## OBJECTIVE
Leave out the pictures and repeat exactly the lines between the one containing "Write the matplotlib code for this chart." and the one containing "ticks = [0, 20, 40, 60, 80, 100]", inclusive.
Start SUPPLIED DATA
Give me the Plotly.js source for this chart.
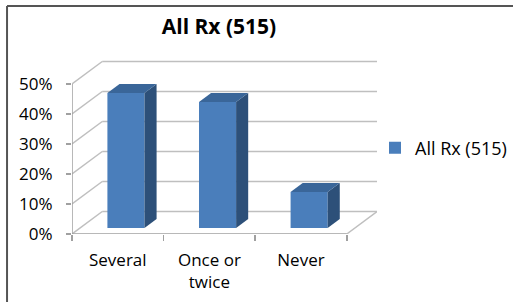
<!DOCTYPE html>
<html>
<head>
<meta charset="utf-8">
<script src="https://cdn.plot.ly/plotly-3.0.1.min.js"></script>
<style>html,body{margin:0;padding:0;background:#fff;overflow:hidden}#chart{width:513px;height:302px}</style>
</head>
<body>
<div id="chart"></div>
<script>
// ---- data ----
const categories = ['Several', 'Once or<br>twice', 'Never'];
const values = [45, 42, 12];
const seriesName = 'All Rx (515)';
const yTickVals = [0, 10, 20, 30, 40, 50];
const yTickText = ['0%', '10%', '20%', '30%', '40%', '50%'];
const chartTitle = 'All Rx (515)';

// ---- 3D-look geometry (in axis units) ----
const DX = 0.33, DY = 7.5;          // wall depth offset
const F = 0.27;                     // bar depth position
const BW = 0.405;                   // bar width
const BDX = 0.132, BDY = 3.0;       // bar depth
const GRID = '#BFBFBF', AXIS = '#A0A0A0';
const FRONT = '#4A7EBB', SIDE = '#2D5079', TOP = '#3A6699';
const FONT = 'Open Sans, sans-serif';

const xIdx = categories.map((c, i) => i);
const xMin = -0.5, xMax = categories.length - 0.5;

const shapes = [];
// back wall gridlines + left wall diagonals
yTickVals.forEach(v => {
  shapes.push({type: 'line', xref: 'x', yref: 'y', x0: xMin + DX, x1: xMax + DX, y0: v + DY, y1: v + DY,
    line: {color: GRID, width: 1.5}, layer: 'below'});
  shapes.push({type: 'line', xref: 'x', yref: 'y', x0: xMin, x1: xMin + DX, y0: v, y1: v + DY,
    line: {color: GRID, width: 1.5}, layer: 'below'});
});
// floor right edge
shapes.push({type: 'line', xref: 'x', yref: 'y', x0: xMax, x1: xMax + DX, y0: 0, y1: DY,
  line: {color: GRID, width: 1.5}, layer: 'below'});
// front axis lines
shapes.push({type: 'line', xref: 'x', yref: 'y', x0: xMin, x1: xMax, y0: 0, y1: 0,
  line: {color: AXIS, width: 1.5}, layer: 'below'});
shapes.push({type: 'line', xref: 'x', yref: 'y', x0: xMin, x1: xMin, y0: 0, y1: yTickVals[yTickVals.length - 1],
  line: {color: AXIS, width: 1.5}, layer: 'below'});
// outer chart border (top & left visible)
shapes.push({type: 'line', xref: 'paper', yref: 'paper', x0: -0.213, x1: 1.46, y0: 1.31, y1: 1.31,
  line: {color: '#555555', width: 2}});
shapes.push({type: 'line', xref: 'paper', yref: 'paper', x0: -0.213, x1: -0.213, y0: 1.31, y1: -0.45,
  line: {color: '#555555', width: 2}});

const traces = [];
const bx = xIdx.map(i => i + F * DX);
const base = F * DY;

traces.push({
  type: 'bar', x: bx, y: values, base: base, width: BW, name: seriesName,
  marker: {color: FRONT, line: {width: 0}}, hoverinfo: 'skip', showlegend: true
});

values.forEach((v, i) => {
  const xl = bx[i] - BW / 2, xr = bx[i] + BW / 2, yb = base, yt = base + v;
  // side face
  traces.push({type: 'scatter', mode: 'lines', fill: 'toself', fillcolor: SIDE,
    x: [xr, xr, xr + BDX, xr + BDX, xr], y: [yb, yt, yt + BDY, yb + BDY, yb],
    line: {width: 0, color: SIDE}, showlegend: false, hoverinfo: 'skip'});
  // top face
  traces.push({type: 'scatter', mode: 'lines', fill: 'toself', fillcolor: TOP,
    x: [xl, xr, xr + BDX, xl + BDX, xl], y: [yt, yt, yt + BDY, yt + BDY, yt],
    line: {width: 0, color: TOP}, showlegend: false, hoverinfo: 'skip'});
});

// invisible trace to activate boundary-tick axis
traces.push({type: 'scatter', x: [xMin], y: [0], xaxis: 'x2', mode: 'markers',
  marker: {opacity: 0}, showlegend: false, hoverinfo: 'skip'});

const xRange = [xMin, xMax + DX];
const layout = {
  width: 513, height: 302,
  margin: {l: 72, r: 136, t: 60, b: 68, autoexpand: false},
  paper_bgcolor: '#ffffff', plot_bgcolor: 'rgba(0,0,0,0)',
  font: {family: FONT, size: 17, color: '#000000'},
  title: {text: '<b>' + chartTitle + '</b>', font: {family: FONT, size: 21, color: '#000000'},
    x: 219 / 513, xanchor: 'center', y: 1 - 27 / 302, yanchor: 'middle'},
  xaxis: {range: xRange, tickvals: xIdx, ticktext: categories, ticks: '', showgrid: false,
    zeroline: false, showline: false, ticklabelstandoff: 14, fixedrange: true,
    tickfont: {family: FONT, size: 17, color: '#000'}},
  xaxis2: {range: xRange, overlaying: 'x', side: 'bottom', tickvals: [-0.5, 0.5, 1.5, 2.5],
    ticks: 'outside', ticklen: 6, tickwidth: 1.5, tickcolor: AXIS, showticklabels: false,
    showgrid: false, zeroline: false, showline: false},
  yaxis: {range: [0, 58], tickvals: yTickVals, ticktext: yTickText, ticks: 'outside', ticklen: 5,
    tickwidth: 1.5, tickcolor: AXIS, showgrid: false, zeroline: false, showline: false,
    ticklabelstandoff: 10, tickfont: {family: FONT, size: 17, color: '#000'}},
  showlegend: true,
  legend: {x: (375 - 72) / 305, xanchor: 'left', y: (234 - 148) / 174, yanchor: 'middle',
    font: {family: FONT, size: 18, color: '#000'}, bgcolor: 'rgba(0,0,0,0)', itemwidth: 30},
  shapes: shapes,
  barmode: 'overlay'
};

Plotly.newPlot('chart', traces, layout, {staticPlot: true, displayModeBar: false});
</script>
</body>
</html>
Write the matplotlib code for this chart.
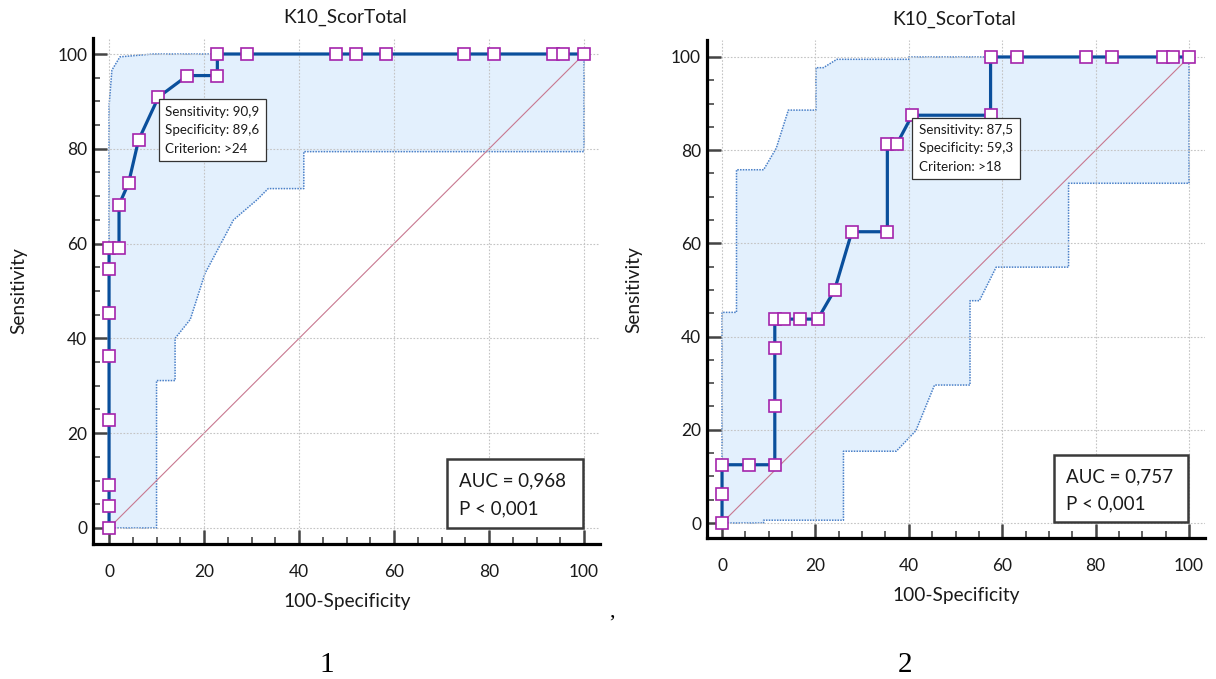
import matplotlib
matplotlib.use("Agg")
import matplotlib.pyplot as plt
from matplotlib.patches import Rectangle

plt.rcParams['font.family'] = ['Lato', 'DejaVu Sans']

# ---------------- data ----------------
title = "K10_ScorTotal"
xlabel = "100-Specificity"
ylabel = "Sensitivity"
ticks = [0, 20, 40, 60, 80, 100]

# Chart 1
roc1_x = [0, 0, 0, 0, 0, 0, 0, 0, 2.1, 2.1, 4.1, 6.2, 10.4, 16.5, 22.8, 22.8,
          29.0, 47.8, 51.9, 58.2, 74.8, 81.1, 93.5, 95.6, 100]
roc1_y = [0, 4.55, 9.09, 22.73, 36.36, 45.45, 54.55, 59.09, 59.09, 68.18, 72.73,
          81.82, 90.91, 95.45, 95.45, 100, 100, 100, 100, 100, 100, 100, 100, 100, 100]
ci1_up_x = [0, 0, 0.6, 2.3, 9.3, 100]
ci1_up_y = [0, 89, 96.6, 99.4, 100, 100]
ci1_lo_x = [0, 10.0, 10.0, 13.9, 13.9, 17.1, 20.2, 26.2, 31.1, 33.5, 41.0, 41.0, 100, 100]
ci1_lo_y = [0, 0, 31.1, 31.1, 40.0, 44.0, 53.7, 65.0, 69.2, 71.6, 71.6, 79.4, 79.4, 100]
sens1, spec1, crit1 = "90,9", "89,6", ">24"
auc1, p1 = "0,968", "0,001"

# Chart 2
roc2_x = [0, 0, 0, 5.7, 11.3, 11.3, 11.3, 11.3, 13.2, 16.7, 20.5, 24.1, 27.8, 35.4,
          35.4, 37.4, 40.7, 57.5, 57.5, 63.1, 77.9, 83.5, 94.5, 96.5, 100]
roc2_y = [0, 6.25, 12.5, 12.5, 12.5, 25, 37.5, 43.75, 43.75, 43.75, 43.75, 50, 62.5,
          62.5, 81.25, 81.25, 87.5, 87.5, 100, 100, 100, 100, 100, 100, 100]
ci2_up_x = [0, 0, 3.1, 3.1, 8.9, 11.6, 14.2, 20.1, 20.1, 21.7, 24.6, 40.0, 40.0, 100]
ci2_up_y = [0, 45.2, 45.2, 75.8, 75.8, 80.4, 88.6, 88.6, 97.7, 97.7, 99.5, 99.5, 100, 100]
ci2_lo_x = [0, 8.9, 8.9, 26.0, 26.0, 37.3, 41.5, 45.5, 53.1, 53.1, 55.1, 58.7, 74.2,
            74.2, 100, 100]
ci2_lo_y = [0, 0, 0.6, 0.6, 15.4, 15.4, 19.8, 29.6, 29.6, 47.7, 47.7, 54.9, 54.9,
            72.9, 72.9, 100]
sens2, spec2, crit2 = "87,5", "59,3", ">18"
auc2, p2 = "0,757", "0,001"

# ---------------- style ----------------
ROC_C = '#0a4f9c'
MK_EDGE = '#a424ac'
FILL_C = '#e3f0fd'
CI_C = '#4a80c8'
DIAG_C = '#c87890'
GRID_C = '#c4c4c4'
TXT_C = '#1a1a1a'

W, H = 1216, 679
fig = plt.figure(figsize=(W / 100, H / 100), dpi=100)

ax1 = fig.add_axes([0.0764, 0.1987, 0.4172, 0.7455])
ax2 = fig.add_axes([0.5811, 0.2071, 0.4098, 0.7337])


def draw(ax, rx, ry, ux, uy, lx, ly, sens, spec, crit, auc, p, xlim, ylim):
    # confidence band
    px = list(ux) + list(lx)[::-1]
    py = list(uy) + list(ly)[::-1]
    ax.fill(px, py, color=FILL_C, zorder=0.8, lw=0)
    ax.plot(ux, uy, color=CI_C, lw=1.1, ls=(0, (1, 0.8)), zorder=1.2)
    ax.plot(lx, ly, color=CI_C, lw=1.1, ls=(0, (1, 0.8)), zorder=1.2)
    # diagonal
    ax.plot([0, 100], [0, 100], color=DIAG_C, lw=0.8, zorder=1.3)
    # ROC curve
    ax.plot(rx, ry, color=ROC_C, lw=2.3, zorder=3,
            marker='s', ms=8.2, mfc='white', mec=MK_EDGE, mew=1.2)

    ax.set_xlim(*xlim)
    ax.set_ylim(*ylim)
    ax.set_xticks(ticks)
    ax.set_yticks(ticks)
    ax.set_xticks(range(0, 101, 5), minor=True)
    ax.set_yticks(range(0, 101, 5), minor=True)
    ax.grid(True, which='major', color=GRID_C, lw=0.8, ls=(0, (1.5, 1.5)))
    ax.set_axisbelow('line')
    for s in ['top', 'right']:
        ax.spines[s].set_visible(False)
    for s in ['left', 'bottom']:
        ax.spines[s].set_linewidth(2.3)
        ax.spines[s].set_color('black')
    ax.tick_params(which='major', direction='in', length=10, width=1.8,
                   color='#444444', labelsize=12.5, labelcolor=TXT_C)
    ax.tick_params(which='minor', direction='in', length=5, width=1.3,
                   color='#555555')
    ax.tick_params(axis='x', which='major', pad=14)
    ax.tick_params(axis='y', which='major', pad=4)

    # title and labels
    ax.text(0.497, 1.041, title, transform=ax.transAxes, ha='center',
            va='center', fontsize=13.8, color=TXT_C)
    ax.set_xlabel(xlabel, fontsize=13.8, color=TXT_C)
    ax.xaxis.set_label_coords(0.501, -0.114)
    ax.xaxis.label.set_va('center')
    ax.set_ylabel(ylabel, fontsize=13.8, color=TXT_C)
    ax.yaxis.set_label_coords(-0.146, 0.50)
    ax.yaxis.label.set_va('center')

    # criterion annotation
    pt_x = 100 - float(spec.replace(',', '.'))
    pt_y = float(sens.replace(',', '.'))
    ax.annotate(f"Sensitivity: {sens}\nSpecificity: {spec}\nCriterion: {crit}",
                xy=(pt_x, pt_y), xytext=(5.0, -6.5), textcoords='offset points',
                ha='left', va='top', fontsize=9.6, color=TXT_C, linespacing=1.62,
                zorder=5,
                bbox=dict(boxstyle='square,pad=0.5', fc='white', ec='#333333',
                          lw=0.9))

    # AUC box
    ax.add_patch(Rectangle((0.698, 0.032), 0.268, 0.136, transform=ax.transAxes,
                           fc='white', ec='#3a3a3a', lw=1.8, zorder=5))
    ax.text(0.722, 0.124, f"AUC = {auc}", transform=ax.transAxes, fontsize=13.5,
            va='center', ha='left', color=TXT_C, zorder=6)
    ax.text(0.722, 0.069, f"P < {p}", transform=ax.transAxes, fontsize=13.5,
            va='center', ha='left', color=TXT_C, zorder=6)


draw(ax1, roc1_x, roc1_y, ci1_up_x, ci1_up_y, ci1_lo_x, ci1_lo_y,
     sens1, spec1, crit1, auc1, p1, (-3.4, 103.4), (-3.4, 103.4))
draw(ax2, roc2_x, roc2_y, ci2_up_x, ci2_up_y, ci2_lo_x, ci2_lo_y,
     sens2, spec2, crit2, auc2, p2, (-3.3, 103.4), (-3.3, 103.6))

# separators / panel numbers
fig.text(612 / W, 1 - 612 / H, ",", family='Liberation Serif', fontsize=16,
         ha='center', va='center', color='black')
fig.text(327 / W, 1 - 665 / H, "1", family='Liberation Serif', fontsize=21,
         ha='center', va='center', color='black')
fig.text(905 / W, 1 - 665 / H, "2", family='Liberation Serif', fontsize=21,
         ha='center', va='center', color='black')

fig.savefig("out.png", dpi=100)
End SUPPLIED DATA
## THE REPLY
Write the matplotlib code for this chart.
import matplotlib
matplotlib.use("Agg")
import matplotlib.pyplot as plt
from matplotlib.patches import Rectangle

plt.rcParams['font.family'] = ['Lato', 'DejaVu Sans']

# ---------------- data ----------------
title = "K10_ScorTotal"
xlabel = "100-Specificity"
ylabel = "Sensitivity"
ticks = [0, 20, 40, 60, 80, 100]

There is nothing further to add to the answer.